The best thing about reading Baudrillard, I think, is stumbling
across the passages where he is straining to resist the lure of hyperreality. A
couple of months ago I picked up The Conspiracy of Art, a collection of
essays and interviews with Baudrillard edited by Sylvere Lotringer. Reading the
interviews, it's clear that he had a fondness, maybe even a passion, for
contemporary film. It may have been partly a guilty pleasure, partly academic interest,
but he's not by any means entirely dismissive. Here's a passage about The
Matrix:
After the release of the first episode,
the staff of the Wachowski brothers got in touch with me, hoping to get me
involved with the following ones. But this was out of the questions [laughter]
... Other films have already dealt with the growing blurring between the real
and the virtual: The Truman Show, Minority Report, or even Mulholland Drive,
David Lynch's masterpiece. The Matrix's chief value is that it pushes all these
elements to a paroxysm. Yet it does it more crudely and in a far less complex
way. Either the characters are in The Matrix, and belong to the digitized
universe, or they are radically outside it–in Zion, the resistor's city. it
would be interesting to show what happens at the point where these two worlds
meet. The most embarrassing part of the film is that it confuses the new
problem raised by simulation with its arch-classical, Platonic treatment. That
is a serious flaw.
Baudrillard's inability
to completely dismiss popular culture runs through America, his diary of
a coast-to-coast drive published in 1986. He never stops being critical, but no
man could write so lovingly (even if semi-ironically) if his sole intention was
to scold. Here he is writing about a Southern California suburb:
The only element of culture, the only
mobile element: the car. No cultural centre, no centre of entertainment.

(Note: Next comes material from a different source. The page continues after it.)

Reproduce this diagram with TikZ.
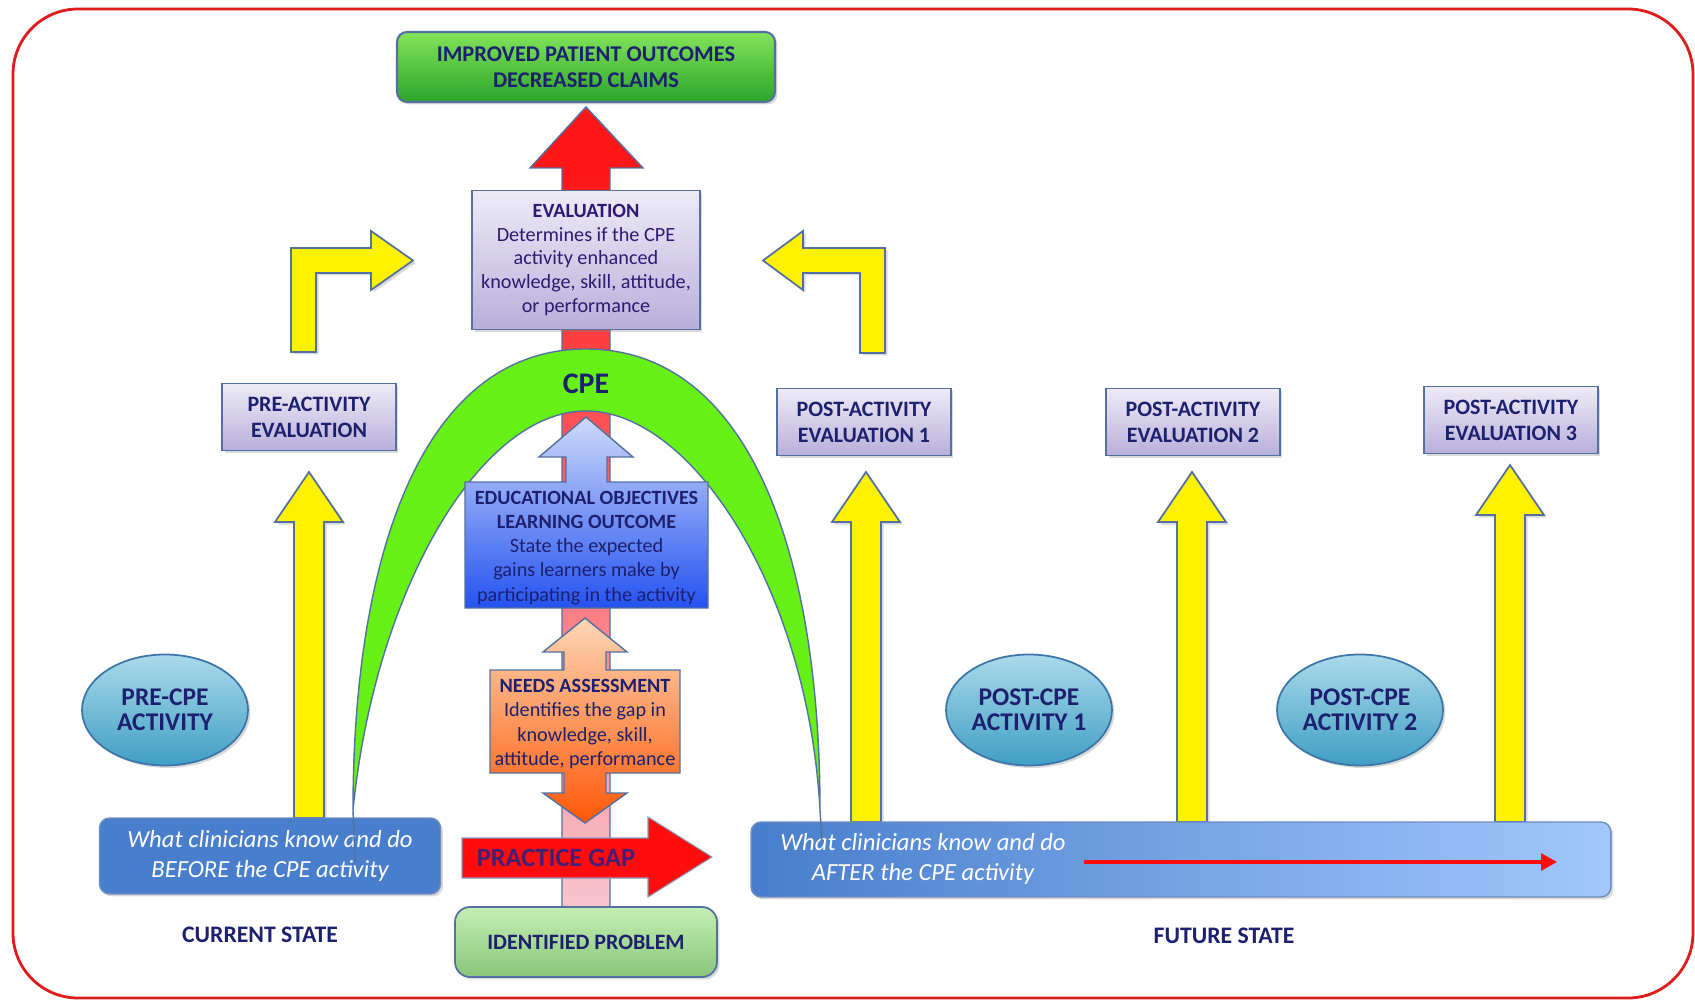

A
primitive society: the same motor identification, the same collective phantasy
of an unfolding ritual – breakfast, movie, religious service, love and death –
the whole of life as a drive-in.
I've spent the last
hour going through Baudrillard's many obituaries, and this thought from the Times
Online manages the best summation:
Opposition, Baudrillard came to assert,
could only now be realized in the form of singularities that could in principle
never be absorbed into western cultures. Ultimately, his writing became
unclassifiable, a kind of singularity itself. His own project, nihilism and
hermetic language were unique, lending themselves neither to codification nor
to being organized into a coherent doctrine.